Risks for the Population along the Bulgarian Black Sea Coast from Flooding Caused by Extreme Rise of Sea Level
Source:Information & Security: An International Journal,
Keywords:coastal areas risks, flooding, GIS, low-laying coastal territories, marine tourism, Population, sea level rise, storm events
The geographical status of coastal zone as a boundary between sea and land makes it especially attractive, both for settlement and the implementation of various human activities. This in turn leads to accelerated urbanization of coastal areas. Generally, coastal areas cover only a fraction of the surface of the Earth, but they concentrate around 60 % of the world’s population. Bulgarian Black Sea coast is also no exception to this trend. According to data from the last national census, Black Sea municipalities comprise 5.21 % of the country’s territory and 8.85 % of the population. At the same time, as a consequence of global climate change and the trend towards increasing sea levels, natural risks of extreme weather events are becoming more important and more dangerous.
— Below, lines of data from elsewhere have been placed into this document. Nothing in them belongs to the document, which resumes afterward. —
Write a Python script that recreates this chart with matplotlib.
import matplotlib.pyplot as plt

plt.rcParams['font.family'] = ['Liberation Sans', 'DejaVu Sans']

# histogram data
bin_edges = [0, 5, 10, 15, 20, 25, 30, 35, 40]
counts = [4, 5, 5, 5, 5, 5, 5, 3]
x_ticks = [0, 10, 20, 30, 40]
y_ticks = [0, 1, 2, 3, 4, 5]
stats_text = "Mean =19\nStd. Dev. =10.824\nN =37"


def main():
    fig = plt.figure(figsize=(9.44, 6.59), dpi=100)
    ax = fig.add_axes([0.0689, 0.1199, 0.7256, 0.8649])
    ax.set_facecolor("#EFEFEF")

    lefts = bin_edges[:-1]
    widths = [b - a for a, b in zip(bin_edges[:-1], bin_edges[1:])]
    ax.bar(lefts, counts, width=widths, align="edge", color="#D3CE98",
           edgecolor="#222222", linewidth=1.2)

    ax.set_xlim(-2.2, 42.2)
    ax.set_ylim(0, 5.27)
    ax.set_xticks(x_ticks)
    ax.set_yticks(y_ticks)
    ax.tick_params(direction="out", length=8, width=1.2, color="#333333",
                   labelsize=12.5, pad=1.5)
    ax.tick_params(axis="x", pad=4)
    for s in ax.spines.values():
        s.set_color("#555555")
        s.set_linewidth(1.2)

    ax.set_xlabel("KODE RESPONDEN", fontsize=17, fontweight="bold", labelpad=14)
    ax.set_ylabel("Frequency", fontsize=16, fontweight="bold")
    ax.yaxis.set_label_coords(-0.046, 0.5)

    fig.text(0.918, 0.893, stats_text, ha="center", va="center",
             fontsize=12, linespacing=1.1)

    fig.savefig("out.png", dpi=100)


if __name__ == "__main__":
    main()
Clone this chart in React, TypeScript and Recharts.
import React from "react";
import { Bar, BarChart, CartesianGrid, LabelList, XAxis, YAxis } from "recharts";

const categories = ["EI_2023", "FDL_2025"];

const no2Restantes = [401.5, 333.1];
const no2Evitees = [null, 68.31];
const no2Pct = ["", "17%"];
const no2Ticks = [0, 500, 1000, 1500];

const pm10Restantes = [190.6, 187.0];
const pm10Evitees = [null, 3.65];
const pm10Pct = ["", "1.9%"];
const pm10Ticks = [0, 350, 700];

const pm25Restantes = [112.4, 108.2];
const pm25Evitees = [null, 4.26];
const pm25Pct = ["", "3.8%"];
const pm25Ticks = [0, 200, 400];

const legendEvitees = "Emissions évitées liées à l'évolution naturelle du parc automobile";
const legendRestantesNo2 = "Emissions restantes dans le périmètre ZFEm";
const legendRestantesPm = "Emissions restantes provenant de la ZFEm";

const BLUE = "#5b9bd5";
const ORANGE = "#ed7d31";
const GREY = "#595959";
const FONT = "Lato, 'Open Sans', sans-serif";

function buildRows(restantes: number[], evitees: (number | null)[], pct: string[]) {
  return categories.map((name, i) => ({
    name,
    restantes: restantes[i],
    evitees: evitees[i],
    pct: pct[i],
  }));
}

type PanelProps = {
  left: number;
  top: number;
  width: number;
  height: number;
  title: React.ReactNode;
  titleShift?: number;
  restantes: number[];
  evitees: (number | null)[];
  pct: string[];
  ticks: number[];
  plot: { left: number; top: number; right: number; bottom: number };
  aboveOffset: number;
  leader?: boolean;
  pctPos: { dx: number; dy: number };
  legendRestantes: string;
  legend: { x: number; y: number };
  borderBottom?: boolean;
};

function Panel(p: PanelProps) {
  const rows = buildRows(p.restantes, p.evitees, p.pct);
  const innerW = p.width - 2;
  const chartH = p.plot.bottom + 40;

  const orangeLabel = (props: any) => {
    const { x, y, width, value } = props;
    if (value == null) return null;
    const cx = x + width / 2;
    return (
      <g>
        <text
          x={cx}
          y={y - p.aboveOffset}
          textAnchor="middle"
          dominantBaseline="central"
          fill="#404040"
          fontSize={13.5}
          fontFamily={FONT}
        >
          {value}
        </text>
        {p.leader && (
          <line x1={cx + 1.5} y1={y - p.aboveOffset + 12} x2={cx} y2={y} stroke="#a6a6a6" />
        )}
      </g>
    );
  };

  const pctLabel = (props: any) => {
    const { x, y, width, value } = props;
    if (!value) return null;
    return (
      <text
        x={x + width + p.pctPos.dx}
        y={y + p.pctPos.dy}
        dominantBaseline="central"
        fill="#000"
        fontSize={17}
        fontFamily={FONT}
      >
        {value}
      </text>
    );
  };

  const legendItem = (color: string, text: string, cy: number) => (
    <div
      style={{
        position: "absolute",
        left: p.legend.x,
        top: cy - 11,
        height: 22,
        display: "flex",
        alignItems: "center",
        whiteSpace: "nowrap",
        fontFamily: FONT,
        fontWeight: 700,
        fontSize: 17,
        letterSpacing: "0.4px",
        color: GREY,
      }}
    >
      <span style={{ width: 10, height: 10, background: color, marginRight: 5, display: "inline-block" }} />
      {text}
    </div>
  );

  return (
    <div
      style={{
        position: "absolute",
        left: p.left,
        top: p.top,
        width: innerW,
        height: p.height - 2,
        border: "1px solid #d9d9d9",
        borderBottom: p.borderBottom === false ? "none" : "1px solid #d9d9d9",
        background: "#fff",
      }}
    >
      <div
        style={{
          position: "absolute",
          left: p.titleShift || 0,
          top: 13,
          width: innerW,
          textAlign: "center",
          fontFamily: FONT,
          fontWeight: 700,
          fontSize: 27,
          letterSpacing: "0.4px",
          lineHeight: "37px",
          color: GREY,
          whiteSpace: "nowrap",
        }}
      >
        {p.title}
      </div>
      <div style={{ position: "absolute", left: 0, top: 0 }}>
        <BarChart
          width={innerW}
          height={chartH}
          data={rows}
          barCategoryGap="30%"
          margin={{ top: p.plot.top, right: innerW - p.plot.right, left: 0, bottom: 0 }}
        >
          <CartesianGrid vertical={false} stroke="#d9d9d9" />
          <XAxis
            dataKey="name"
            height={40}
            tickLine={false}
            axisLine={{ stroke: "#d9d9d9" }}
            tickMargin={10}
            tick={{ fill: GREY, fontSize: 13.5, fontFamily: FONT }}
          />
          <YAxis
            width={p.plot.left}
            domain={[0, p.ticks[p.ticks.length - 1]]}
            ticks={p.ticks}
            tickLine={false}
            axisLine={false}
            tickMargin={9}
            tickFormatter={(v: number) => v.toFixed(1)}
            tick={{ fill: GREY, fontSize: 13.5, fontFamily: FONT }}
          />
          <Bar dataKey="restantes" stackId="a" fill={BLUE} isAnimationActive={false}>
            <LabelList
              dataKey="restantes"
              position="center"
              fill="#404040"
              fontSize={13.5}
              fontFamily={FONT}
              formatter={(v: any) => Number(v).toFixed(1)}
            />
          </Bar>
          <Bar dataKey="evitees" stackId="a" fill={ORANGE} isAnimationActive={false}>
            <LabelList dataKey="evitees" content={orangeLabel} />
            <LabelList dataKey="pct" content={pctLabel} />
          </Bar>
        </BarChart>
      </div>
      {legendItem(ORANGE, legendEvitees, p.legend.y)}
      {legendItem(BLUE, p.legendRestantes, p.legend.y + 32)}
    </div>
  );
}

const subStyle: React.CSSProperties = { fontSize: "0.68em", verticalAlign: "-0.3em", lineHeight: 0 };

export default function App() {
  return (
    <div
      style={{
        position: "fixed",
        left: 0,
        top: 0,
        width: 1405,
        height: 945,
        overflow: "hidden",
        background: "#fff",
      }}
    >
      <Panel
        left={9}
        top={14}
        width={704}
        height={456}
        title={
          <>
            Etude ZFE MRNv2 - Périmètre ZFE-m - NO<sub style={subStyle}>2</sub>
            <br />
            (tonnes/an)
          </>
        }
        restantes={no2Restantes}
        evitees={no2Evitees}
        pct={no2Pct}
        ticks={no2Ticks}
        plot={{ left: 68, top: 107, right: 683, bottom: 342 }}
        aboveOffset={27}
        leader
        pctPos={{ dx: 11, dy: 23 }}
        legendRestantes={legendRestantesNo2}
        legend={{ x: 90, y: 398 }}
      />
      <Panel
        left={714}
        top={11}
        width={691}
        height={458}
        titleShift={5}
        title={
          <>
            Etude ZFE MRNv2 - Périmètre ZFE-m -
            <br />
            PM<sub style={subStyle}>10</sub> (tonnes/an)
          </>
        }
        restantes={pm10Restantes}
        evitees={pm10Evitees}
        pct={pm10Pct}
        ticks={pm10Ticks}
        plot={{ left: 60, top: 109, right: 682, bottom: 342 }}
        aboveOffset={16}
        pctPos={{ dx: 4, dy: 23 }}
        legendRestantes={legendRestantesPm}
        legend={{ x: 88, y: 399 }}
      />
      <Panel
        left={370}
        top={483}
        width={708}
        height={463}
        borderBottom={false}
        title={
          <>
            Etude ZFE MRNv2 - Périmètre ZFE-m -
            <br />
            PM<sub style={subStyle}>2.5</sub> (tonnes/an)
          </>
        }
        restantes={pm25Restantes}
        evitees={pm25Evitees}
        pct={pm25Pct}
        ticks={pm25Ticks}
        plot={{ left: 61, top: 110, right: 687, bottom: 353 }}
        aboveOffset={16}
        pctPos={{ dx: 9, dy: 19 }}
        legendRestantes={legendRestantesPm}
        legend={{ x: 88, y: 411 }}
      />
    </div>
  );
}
This study assesses the risks of rising sea level for the population defined in different scenarios of increase in the level. It uses official data on the population in coastal towns and topographic maps to determine low-laying coastal areas. Analysis was conducted using a GIS ArcInfo 9.1. The most vulnerable coastal areas are identified and assessed on preliminary given scenarios of sea level rise from 1 to 5 meters. As a case study, the risk for the coastal population of the biggest Bulgarian Black Sea resort Sunny Beach is analysed in detail. Applying 3D GIS modeling, visualisation and accurate assessment of flooded coastal areas are performed, and numbers of population potentially endangered in case of different scenarios of sea level rise are estimated. The obtained results have significant practical importance and could serve as a primary base in coastal decision-making, for the needs of civil protection authorities and other prevention/mitigation measures in hazard prone coastal zones.